I am worried, but I'm also prepared to take a note from the Kinshasa mosquitos and annoy this man until his sanity is gone or the girls are out. The next day I wait again in the little restaurant of my asylum while Maman Lydie goes around the corner to get Lawrence. Three hours later I haven't heard anything and Maman Lydie isn't picking up her phone. Another hour later the car pulls up and there is a beautiful young man sitting in the back. Lydie whoops from the front seat.
I grab my things quickly and run to the car, over-flowing with something that feels good. I climb in the back seat with Lawrence.
-Bonjour, Ca va?
He looks at me timidly.
-Oui, ca va bien.
I want to hug him, but he doesn't know me at all. I' mjust some random white lady who visited a few times and then everyone started yelling. I'd like to talk to him but I don't know what to say.
Welcome to the world?
What's more "real," the world out here or the one behind those concrete walls?
Are you excited? Are you Afraid?
I would be.
Did they hurt you more because of me?
All of it passes through my mind but none of it feels appropriate.

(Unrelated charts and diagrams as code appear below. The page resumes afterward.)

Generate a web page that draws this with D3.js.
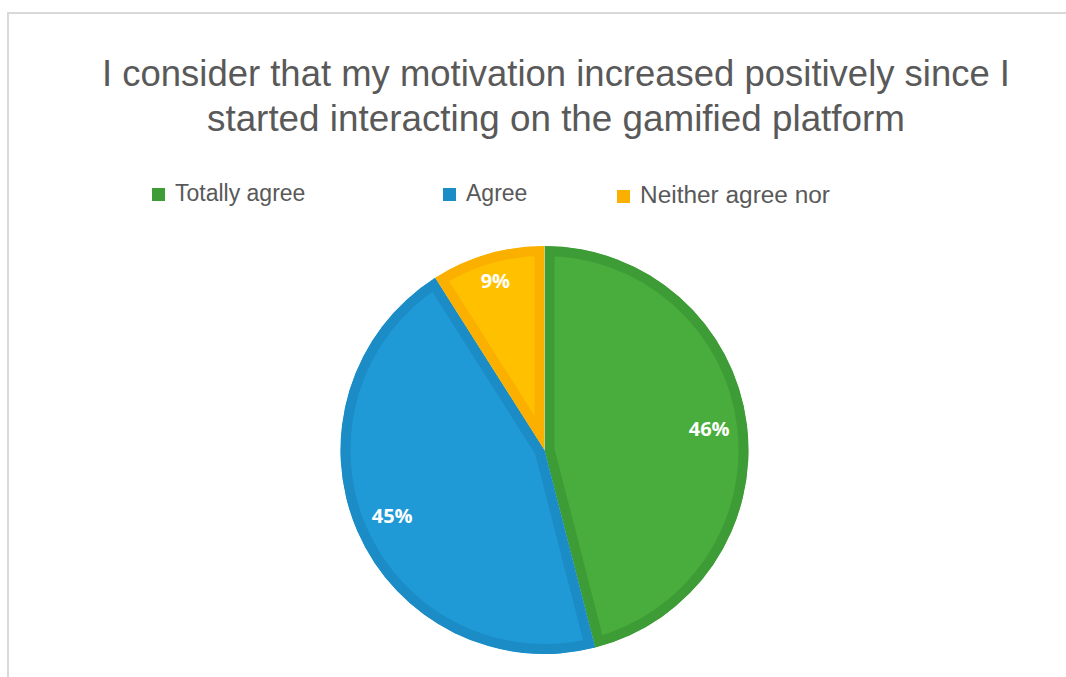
<!DOCTYPE html>
<html>
<head>
<meta charset="utf-8">
<script src="https://cdn.jsdelivr.net/npm/d3@7/dist/d3.min.js"></script>
<style>
  html, body { margin: 0; padding: 0; background: #ffffff; }
  svg { display: block; }
</style>
</head>
<body>
<svg id="chart" width="1066" height="677"></svg>
<script>
// Survey answers and their shares (percent)
const categories = ["Totally agree", "Agree", "Neither agree nor"];
const shares = [46, 45, 9];
const fillColors = ["#48ad3d", "#1f9ad6", "#ffc000"];
const edgeColors = ["#3e9c36", "#1b8cc5", "#fbb000"];
const titleLines = [
  "I consider that my motivation increased positively since I",
  "started interacting on the gamified platform"
];

const svg = d3.select("#chart");
const W = 1066, H = 677;

// chart area frame
svg.append("rect")
  .attr("x", 8).attr("y", 13)
  .attr("width", W + 20).attr("height", H + 20)
  .attr("fill", "#ffffff")
  .attr("stroke", "#d9d9d9")
  .attr("stroke-width", 2);

// title
const titleWidths = [908, 698];
const title = svg.append("g")
  .attr("font-family", "'Liberation Sans', Arial, sans-serif")
  .attr("font-size", 36)
  .attr("fill", "#595959")
  .attr("text-anchor", "middle");
titleLines.forEach((line, i) => {
  const t = title.append("text")
    .attr("x", 556)
    .attr("y", 86 + i * 45)
    .text(line);
  const natural = t.node().getComputedTextLength();
  if (Math.abs(natural - titleWidths[i]) > 4) {
    t.attr("textLength", titleWidths[i]).attr("lengthAdjust", "spacingAndGlyphs");
  }
});

// legend
const legendX = [152, 443, 617];
const legendBase = [201, 201, 203];
const legendWidths = [131, 60, 190];
const legend = svg.append("g")
  .attr("font-family", "'Liberation Sans', Arial, sans-serif")
  .attr("font-size", 23)
  .attr("fill", "#595959");
categories.forEach((c, i) => {
  legend.append("rect")
    .attr("x", legendX[i]).attr("y", legendBase[i] - 13)
    .attr("width", 13).attr("height", 13)
    .attr("fill", edgeColors[i]);
  const t = legend.append("text")
    .attr("x", legendX[i] + 23)
    .attr("y", legendBase[i])
    .text(c);
  const natural = t.node().getComputedTextLength();
  if (Math.abs(natural - legendWidths[i]) > 3) {
    t.attr("textLength", legendWidths[i]).attr("lengthAdjust", "spacingAndGlyphs");
  }
});

// pie
const cx = 544.5, cy = 450, R = 204, edge = 10;
const pie = d3.pie().sort(null).value(d => d)(shares);
const arc = d3.arc().innerRadius(0).outerRadius(R);
const g = svg.append("g").attr("transform", `translate(${cx},${cy})`);
const defs = svg.append("defs");

pie.forEach((d, i) => {
  const path = arc(d);
  defs.append("clipPath").attr("id", "slice-clip-" + i)
    .append("path").attr("d", path);
  g.append("path")
    .attr("d", path)
    .attr("fill", fillColors[i])
    .attr("stroke", edgeColors[i])
    .attr("stroke-width", edge * 2)
    .attr("stroke-linejoin", "miter")
    .attr("clip-path", `url(#slice-clip-${i})`);
});

// value labels inside slices
const labels = g.append("g")
  .attr("font-family", "'Open Sans', 'DejaVu Sans', sans-serif")
  .attr("font-weight", "bold")
  .attr("font-size", 20)
  .attr("fill", "#ffffff")
  .attr("text-anchor", "middle");
pie.forEach((d, i) => {
  const span = d.endAngle - d.startAngle;
  const lr = span < 0.6 ? 176 : 166;
  const a = (d.startAngle + d.endAngle) / 2;
  labels.append("text")
    .attr("x", lr * Math.sin(a))
    .attr("y", -lr * Math.cos(a))
    .attr("dy", "0.36em")
    .text(d.data + "%");
});
</script>
</body>
</html>
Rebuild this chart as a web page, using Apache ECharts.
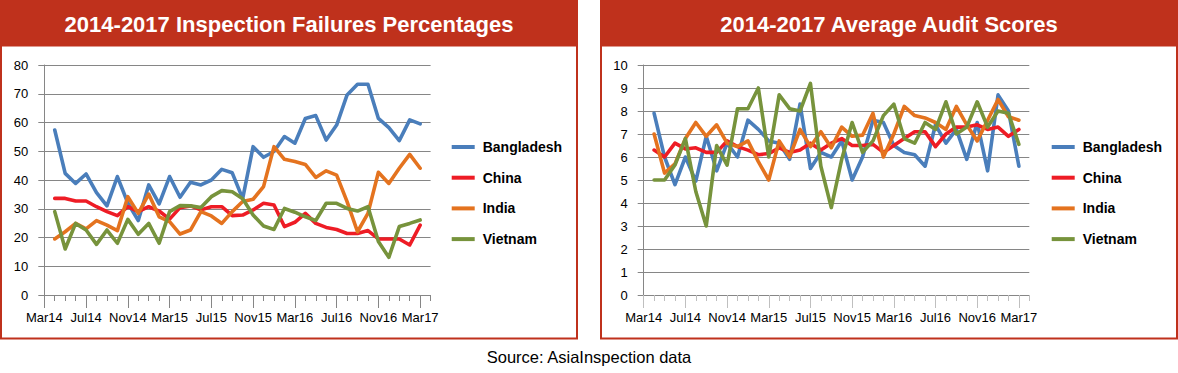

Finally, something pops out.
-Joshua says hello.
-Merci, he says.
At the restaurant where we eat chikwanga and Congo River fish, I'm filled with a consuming sort of joy. It feels like melted butter. Lydie explains that Marie tried to refuse encore, but by this time we had enough people who had decided a child is more important than a dollar bill. Even the lawyer argued against Marie. Maman Lydie's oldest son and her daughter both call to speak with Lawrence and welcome him to the family. He looks at his lap while holding the phone and smiling more brightly than any diamonds in this country. There's still a lot of work to do, making sure he's settled, paying for his school fees, keeping him protected from the evils that exist on this side of those walls. And then of course, there are the others. As good a story as my month in Kinshasa makes, it's still real life. And the thing about real life is, there is no The End, only, where do we go from here?